▸ EXERCISE BRIEF
Reproduce the listing exactly, with no pictures in your copy.

▸ SUPPLIED INFORMATION
* * * * * * *
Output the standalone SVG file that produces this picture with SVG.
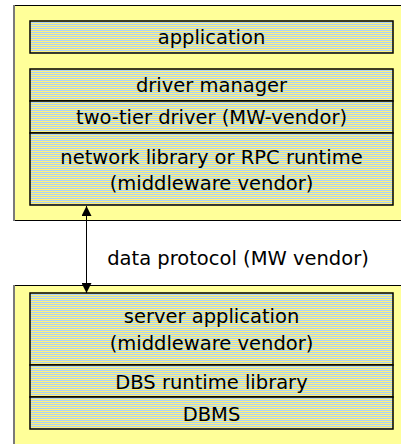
<svg xmlns="http://www.w3.org/2000/svg" width="401" height="444" viewBox="0 0 401 444">
  <defs>
    <!-- fine horizontal blue/yellow hatching used inside the layer boxes -->
    <pattern id="stripes" x="0" y="0" width="4" height="2" patternUnits="userSpaceOnUse">
      <rect x="0" y="0" width="4" height="2" fill="#FFF07A"/>
      <rect x="0" y="0" width="4" height="1" fill="#AAD2F7"/>
    </pattern>
    <marker id="head" viewBox="0 0 10 10" refX="10" refY="5" markerWidth="10" markerHeight="10" markerUnits="userSpaceOnUse" orient="auto-start-reverse">
      <path d="M0,0 L10,5 L0,10 Z" fill="#000"/>
    </marker>
    <style>
      .tier { fill: #FFFF99; stroke: #000; stroke-width: 1; }
      .edge { stroke: #7A7A7A; stroke-width: 2; }
      .layer { fill: url(#stripes); stroke: #000; stroke-width: 1.5; }
      text { font-family: "DejaVu Sans", Verdana, sans-serif; font-size: 19.5px; fill: #000; text-anchor: middle; }
      .conn { stroke: #000; stroke-width: 1; fill: none; }
    </style>
  </defs>

  <!-- client tier -->
  <g id="client">
    <rect class="tier" x="14.5" y="5.5" width="400" height="215"/>
    <line class="edge" x1="14" y1="5" x2="14" y2="221"/>
  </g>
  <g id="application">
    <rect class="layer" x="30" y="21" width="363" height="32"/>
    <text x="211.5" y="44">application</text>
  </g>
  <g id="driver-manager">
    <rect class="layer" x="30" y="69" width="363" height="32"/>
    <text x="211.5" y="92">driver manager</text>
  </g>
  <g id="two-tier-driver">
    <rect class="layer" x="30" y="101" width="363" height="32"/>
    <text x="211.5" y="124">two-tier driver (MW-vendor)</text>
  </g>
  <g id="network-library">
    <rect class="layer" x="30" y="133" width="363" height="72"/>
    <text x="211.5" y="164">network library or RPC runtime</text>
    <text x="211.5" y="190">(middleware vendor)</text>
  </g>

  <!-- server tier -->
  <g id="server">
    <rect class="tier" x="14.5" y="285.5" width="400" height="170"/>
    <line class="edge" x1="14" y1="285" x2="14" y2="444"/>
  </g>
  <g id="server-application">
    <rect class="layer" x="30" y="293" width="363" height="72"/>
    <text x="211.5" y="323">server application</text>
    <text x="211.5" y="350">(middleware vendor)</text>
  </g>
  <g id="dbs-runtime">
    <rect class="layer" x="30" y="365" width="363" height="32"/>
    <text x="211.5" y="389">DBS runtime library</text>
  </g>
  <g id="dbms">
    <rect class="layer" x="30" y="397" width="363" height="32"/>
    <text x="211.5" y="421">DBMS</text>
  </g>

  <!-- connectors -->
  <g id="connectors">
    <line class="conn" x1="86.5" y1="206" x2="86.5" y2="293" marker-start="url(#head)" marker-end="url(#head)"/>
    <text x="238" y="265">data protocol (MW vendor)</text>
  </g>
</svg>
* * * * * * *
▸ RESPONSE FOR THIS EXERCISE
Output the standalone SVG file that produces this picture with SVG.
<svg xmlns="http://www.w3.org/2000/svg" width="401" height="444" viewBox="0 0 401 444">
  <defs>
    <!-- fine horizontal blue/yellow hatching used inside the layer boxes -->
    <pattern id="stripes" x="0" y="0" width="4" height="2" patternUnits="userSpaceOnUse">
      <rect x="0" y="0" width="4" height="2" fill="#FFF07A"/>
      <rect x="0" y="0" width="4" height="1" fill="#AAD2F7"/>
    </pattern>
    <marker id="head" viewBox="0 0 10 10" refX="10" refY="5" markerWidth="10" markerHeight="10" markerUnits="userSpaceOnUse" orient="auto-start-reverse">
      <path d="M0,0 L10,5 L0,10 Z" fill="#000"/>
    </marker>
    <style>
      .tier { fill: #FFFF99; stroke: #000; stroke-width: 1; }
      .edge { stroke: #7A7A7A; stroke-width: 2; }
      .layer { fill: url(#stripes); stroke: #000; stroke-width: 1.5; }
      text { font-family: "DejaVu Sans", Verdana, sans-serif; font-size: 19.5px; fill: #000; text-anchor: middle; }
      .conn { stroke: #000; stroke-width: 1; fill: none; }
    </style>
  </defs>

  <!-- client tier -->
  <g id="client">
    <rect class="tier" x="14.5" y="5.5" width="400" height="215"/>
    <line class="edge" x1="14" y1="5" x2="14" y2="221"/>
  </g>
  <g id="application">
    <rect class="layer" x="30" y="21" width="363" height="32"/>
    <text x="211.5" y="44">application</text>
  </g>
  <g id="driver-manager">
    <rect class="layer" x="30" y="69" width="363" height="32"/>
    <text x="211.5" y="92">driver manager</text>
  </g>
  <g id="two-tier-driver">
    <rect class="layer" x="30" y="101" width="363" height="32"/>
    <text x="211.5" y="124">two-tier driver (MW-vendor)</text>
  </g>
  <g id="network-library">
    <rect class="layer" x="30" y="133" width="363" height="72"/>
    <text x="211.5" y="164">network library or RPC runtime</text>
    <text x="211.5" y="190">(middleware vendor)</text>
  </g>

  <!-- server tier -->
  <g id="server">
    <rect class="tier" x="14.5" y="285.5" width="400" height="170"/>
    <line class="edge" x1="14" y1="285" x2="14" y2="444"/>
  </g>
  <g id="server-application">
    <rect class="layer" x="30" y="293" width="363" height="72"/>
    <text x="211.5" y="323">server application</text>
    <text x="211.5" y="350">(middleware vendor)</text>
  </g>
  <g id="dbs-runtime">
    <rect class="layer" x="30" y="365" width="363" height="32"/>
    <text x="211.5" y="389">DBS runtime library</text>
  </g>
  <g id="dbms">
    <rect class="layer" x="30" y="397" width="363" height="32"/>
    <text x="211.5" y="421">DBMS</text>
  </g>

  <!-- connectors -->
  <g id="connectors">
    <line class="conn" x1="86.5" y1="206" x2="86.5" y2="293" marker-start="url(#head)" marker-end="url(#head)"/>
    <text x="238" y="265">data protocol (MW vendor)</text>
  </g>
</svg>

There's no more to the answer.